This is why you feel more tired in autumn, according to sleep experts

It’s 6am. Your alarm goes off, but it’s still dark outside.

That’s the reality for many of us as the days get shorter and autumn draws in.

But while we likely still get the same amount of hours sleep as we did in the summer months, there’s something about those gloomy autumn mornings that make it much harder to wake up, fend off tiredness and feel alert for the rest of the day.

So what’s going on?

According to sleep expert and deputy CEO of The Sleep Charity, Lisa Artis, our biology is working against us.

‘In autumn it’s getting darker in an evening, which means melatonin (the sleep hormone) is produced earlier and makes us feel sleepy,’ she says.

‘It is also darker in the mornings which keeps our melatonin levels high, meaning that we feel sleepy throughout the day.

‘Natural light makes you feel more awake and signals to your internal body clock that it’s time to wake up and to stop producing melatonin.’

If you’re struggling to get up in the morning, Lisa suggests positioning your alarm far away, using a sunrise alarm (one that gets brighter to wake you up), putting the lights on soon after you wake up, and having a cold shower.

All of these things can make us feel more alert and help if our bodies feel out of sync with the time of day.

‘Open your curtains so that as soon as it starts to get lighter you will feel the benefits. Consider using light box therapy if you really do struggle,’ she says.

How to beat winter tiredness

Lisa suggests:

  • Continue to practice good ‘sleep hygiene’, which includes keeping regular sleep and wake hours and making sure you’re sleeping on comfortable, supportive bed.
  • Take a look at your pre-bedtime routine and see if there is anything that you could change to improve your sleep.
  • Alcohol is bad for sleep and, while it might make you feel tired and go to sleep quickly, your sleep won’t be as deep meaning it won’t be as restorative for your mind or body.
  • Small changes to your diet or routine can make a big impact on your sleep quality.

From a nutritional standpoint, there’s things to keep in mind too.

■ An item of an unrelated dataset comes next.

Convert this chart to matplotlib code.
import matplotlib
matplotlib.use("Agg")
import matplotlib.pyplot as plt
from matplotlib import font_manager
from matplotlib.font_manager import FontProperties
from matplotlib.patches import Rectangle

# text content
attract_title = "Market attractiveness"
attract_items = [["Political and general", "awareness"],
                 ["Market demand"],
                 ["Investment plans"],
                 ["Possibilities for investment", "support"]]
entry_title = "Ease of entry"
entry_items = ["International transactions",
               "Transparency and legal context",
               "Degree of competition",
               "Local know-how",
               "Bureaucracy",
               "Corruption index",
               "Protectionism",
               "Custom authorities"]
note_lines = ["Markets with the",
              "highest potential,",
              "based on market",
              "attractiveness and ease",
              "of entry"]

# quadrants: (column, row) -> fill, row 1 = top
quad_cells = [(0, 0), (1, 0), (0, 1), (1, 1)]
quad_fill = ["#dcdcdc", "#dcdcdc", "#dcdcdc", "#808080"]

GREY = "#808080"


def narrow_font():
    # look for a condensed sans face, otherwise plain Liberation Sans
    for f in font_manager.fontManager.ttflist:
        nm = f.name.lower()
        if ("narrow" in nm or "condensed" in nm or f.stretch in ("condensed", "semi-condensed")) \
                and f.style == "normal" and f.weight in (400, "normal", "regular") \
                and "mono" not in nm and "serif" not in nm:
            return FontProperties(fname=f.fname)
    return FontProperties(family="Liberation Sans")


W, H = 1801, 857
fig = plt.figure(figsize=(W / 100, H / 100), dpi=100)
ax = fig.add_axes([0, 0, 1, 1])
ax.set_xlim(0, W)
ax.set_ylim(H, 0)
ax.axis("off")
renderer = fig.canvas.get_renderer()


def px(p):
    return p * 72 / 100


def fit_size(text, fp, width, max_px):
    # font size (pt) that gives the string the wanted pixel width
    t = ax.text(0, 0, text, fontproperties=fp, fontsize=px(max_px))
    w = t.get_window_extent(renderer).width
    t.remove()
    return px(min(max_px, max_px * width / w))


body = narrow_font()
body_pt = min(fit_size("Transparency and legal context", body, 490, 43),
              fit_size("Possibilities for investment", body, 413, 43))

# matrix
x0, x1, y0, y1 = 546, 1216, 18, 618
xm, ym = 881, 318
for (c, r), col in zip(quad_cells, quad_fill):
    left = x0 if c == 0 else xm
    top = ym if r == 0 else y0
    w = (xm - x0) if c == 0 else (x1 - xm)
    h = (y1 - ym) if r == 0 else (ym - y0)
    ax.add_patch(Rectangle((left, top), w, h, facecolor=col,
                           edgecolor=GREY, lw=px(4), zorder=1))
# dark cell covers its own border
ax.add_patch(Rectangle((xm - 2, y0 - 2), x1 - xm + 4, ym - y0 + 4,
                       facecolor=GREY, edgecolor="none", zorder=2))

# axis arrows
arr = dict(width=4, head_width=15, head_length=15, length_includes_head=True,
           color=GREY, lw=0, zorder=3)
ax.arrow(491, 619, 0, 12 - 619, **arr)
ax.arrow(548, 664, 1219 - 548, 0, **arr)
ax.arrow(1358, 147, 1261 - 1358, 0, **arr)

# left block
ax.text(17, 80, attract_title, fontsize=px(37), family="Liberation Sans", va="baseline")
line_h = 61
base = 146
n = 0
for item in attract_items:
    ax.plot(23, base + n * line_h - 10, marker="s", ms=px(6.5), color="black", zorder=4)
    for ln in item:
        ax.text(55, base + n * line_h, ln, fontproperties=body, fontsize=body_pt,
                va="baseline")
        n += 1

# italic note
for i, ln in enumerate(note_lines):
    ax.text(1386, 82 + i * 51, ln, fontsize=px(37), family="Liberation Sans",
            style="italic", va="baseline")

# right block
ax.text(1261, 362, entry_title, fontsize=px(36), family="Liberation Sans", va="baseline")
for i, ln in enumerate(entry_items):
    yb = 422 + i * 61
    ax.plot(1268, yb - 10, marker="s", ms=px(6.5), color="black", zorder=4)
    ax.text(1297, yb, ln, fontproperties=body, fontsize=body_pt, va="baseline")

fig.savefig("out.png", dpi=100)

Lisa Marley, nutritionist for beverage brand Nohrlund, says reduced daylight can disrupt our circadian rhythm (the internal body clock) and lower sunlight exposure can reduce our vitamin D levels, impacting energy.

‘To feel more energised, focus on a well-balanced diet rich in fruits, vegetables, whole grains, proteins, and healthy fats,’ she says.

‘Ensure you’re getting enough vitamin D and drinking enough water as hydration can combat fatigue. 

‘Dried apricots are a great choice for energy as they are a great source of iron. Bananas are high in potassium, complex carbs and vitiating B6. They are a instant energy booster.’

It’s also worth getting a blood test to check your iron and vitamin D levels, to see if you need supplements.

Though alcohol isn’t sleep’s best friend, as we move closer to Christmas, drinking socially will ramp up for many – which can also impact sleep. But Lisa says there are things you can eat to aid recovery, and begin to feel more alert.

‘Eating blueberries before and after drinking can help with drink related inflammation. Sweet potatoes are a great way to replace magnesium and Vitamin A, due to lost stores caused by alcohol consumption,’ she says.

‘Eating an avocado or a banana before you turn to your tipple of choice can protect against liver damage as like bananas, they contain high amounts of potassium.

‘Roasted vegetables with wholewheat pasta is a great dinner to eat if you have a hangover. The high water content in vegetables will help with dehydration and the pasta will help you feel full and stop the sugar cravings.’

It’s time to get your routine in check, as winter is out to bite.